-- Work to complete --
Extract every line of the material that holds the string "with".

____ Given records

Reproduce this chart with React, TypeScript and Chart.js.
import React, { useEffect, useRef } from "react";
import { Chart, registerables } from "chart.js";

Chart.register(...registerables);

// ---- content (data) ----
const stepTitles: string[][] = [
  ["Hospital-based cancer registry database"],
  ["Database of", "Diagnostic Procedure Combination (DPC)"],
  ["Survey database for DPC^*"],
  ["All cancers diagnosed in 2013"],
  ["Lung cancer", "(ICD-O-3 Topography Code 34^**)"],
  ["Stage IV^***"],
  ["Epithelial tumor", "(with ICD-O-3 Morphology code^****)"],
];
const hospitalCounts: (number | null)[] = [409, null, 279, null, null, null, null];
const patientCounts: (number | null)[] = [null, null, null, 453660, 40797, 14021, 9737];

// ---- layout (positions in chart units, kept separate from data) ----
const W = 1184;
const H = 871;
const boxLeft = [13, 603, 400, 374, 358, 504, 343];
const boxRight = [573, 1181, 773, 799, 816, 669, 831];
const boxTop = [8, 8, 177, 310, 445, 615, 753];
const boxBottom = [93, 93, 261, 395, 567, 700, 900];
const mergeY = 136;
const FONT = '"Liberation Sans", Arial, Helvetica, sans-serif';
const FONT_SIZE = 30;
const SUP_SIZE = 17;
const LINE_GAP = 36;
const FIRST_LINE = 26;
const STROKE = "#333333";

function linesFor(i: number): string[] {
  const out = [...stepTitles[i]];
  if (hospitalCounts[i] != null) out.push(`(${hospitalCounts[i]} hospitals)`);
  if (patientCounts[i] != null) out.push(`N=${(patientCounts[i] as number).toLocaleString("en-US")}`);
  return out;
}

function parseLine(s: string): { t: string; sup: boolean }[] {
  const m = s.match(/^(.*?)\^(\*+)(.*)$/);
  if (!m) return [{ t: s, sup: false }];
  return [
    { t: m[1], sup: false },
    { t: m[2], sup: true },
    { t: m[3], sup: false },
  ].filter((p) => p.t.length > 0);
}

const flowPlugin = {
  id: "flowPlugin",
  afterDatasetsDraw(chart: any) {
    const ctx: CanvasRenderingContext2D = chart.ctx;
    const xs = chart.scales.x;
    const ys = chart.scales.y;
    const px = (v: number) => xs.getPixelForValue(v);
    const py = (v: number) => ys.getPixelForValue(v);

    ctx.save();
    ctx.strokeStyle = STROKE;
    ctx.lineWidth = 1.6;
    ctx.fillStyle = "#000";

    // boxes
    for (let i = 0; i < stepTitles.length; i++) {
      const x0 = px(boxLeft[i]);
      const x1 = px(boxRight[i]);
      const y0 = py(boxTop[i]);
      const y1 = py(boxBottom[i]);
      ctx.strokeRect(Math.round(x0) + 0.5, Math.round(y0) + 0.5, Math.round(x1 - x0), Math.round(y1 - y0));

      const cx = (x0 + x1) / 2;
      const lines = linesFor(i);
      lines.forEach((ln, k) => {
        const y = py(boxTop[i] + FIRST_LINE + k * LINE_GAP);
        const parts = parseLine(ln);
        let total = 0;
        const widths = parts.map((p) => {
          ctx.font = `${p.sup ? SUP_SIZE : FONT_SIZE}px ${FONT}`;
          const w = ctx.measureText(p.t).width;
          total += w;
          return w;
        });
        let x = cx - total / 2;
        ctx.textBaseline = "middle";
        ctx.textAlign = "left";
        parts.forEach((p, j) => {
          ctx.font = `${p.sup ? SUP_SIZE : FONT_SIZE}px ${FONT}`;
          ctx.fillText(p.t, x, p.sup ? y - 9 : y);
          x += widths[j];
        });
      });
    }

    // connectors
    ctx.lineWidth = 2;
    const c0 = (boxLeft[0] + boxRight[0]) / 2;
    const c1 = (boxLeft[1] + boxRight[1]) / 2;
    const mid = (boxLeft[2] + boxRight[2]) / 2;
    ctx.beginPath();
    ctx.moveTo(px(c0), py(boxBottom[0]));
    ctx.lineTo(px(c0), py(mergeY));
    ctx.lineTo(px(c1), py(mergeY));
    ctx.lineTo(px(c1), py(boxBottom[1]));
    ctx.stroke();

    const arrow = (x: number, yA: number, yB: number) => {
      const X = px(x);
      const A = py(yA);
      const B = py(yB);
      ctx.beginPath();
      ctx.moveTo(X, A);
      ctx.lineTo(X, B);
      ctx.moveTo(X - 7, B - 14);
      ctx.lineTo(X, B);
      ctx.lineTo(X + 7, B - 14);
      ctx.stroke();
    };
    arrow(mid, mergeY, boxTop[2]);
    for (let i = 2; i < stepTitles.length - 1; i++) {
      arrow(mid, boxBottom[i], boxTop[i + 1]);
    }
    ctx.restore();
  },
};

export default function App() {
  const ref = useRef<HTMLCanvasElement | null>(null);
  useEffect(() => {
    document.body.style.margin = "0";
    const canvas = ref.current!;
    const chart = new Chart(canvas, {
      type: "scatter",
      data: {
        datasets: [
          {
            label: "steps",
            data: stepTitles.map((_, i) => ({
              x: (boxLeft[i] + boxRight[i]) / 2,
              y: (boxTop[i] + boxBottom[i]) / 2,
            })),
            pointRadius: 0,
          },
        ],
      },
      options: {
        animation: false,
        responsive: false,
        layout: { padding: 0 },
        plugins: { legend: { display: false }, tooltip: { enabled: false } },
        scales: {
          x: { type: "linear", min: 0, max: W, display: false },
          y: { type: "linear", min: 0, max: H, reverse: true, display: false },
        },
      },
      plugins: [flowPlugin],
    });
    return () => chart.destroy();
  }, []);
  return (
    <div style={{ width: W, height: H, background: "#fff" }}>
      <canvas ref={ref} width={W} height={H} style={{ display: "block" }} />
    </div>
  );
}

________
____ Given records

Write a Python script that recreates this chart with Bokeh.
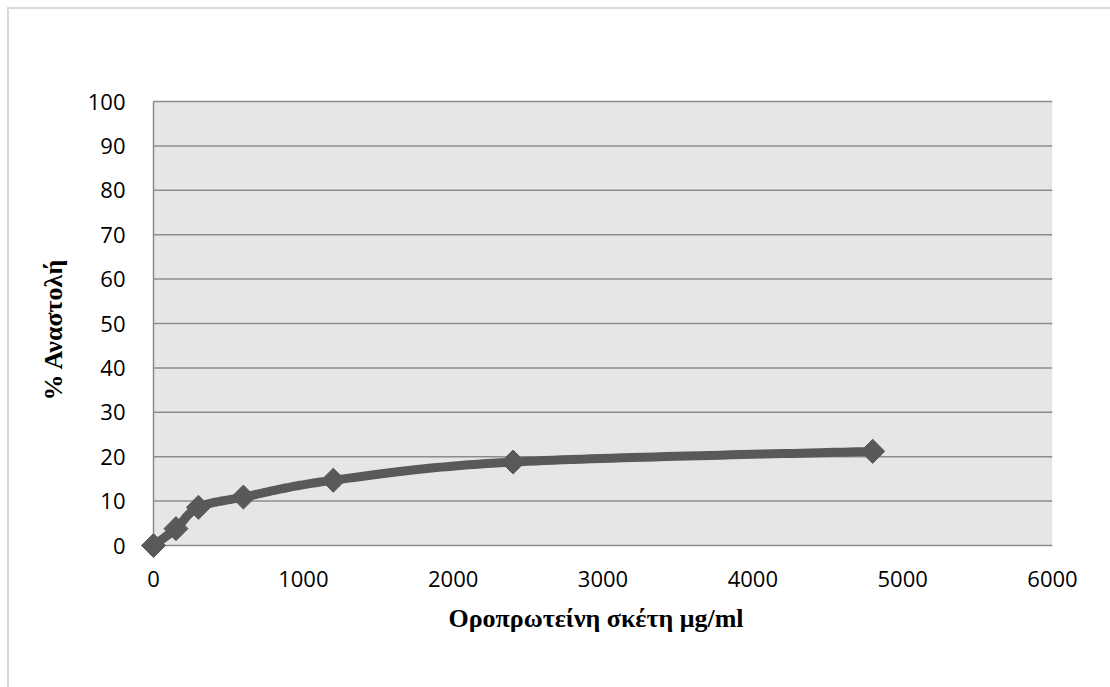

________
____ Given records

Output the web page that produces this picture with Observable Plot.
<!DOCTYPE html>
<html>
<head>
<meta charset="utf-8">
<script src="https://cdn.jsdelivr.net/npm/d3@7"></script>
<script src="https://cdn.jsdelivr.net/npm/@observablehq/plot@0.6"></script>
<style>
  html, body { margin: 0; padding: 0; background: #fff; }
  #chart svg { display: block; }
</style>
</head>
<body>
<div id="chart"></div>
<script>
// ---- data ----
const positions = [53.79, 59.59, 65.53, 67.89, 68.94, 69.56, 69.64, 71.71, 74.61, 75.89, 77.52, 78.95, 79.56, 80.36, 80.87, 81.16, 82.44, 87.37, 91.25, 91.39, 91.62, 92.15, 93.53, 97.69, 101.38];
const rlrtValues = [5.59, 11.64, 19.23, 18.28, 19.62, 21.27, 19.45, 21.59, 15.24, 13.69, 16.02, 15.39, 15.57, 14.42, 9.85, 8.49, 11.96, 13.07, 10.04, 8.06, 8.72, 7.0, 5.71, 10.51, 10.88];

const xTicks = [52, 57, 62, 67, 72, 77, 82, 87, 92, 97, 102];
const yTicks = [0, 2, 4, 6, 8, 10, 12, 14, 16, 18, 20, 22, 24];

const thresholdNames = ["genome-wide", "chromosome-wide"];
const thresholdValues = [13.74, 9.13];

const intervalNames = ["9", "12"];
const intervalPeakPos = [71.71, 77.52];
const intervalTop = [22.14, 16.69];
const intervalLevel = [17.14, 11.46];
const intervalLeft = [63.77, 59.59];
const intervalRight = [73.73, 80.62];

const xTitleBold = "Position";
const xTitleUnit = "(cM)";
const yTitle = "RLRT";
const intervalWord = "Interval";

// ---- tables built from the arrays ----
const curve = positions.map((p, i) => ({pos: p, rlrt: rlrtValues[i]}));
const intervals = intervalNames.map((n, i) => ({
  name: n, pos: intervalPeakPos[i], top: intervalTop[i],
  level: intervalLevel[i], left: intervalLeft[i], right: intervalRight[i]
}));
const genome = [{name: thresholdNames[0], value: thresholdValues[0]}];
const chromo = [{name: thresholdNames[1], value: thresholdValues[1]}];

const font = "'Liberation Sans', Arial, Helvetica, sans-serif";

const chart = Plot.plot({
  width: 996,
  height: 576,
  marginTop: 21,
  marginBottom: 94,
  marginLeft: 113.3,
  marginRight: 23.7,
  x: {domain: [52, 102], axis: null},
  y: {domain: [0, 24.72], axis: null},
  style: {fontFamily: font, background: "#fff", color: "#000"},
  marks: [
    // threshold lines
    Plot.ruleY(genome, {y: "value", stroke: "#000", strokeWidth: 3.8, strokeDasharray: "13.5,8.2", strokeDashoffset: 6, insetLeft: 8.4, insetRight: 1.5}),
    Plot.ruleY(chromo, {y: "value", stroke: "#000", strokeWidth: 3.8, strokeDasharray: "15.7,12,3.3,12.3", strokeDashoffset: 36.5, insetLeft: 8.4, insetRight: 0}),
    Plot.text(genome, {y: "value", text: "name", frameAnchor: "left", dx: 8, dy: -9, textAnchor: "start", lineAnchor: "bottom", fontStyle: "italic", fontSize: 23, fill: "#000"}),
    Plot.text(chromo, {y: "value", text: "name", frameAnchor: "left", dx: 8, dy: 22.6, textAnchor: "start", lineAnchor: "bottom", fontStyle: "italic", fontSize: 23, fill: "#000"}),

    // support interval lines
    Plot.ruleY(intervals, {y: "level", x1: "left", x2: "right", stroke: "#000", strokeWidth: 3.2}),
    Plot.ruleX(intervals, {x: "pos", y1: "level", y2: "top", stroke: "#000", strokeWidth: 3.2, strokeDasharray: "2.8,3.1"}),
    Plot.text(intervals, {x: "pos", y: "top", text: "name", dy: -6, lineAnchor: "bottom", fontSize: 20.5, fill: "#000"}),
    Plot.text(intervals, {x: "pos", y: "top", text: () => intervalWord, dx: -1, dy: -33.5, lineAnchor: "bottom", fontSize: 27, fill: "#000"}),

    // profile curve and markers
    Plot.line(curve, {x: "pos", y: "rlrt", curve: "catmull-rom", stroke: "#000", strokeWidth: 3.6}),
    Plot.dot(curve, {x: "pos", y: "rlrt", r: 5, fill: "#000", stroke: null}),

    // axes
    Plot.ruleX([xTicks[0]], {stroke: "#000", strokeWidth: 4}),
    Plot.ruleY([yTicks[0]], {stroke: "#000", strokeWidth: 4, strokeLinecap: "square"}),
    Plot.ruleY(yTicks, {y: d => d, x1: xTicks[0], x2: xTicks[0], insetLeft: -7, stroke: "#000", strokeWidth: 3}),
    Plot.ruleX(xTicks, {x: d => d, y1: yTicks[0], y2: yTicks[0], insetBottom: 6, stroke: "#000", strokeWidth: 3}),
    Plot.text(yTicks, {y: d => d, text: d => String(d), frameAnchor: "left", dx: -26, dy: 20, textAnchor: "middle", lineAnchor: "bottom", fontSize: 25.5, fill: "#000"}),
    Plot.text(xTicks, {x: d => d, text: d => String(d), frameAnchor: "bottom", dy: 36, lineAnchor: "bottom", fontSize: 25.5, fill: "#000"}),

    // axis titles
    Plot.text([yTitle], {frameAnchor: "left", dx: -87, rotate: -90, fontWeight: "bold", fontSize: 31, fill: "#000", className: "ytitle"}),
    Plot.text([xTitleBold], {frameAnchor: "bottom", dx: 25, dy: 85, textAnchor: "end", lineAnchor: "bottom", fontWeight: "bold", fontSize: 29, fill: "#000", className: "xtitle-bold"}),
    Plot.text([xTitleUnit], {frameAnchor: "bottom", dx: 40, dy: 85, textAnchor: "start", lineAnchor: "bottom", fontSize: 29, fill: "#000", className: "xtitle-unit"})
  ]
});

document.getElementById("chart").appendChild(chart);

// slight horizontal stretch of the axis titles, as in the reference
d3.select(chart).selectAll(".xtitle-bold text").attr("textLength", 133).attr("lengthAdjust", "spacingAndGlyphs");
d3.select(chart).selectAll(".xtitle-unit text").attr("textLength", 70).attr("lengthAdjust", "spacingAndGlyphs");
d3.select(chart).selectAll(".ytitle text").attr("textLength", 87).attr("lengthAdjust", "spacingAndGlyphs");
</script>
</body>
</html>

________

-- Correct result --
Reproduce this chart with React, TypeScript and Chart.js.
  ["Epithelial tumor", "(with ICD-O-3 Morphology code^****)"],
Write a Python script that recreates this chart with Bokeh.
Output the web page that produces this picture with Observable Plot.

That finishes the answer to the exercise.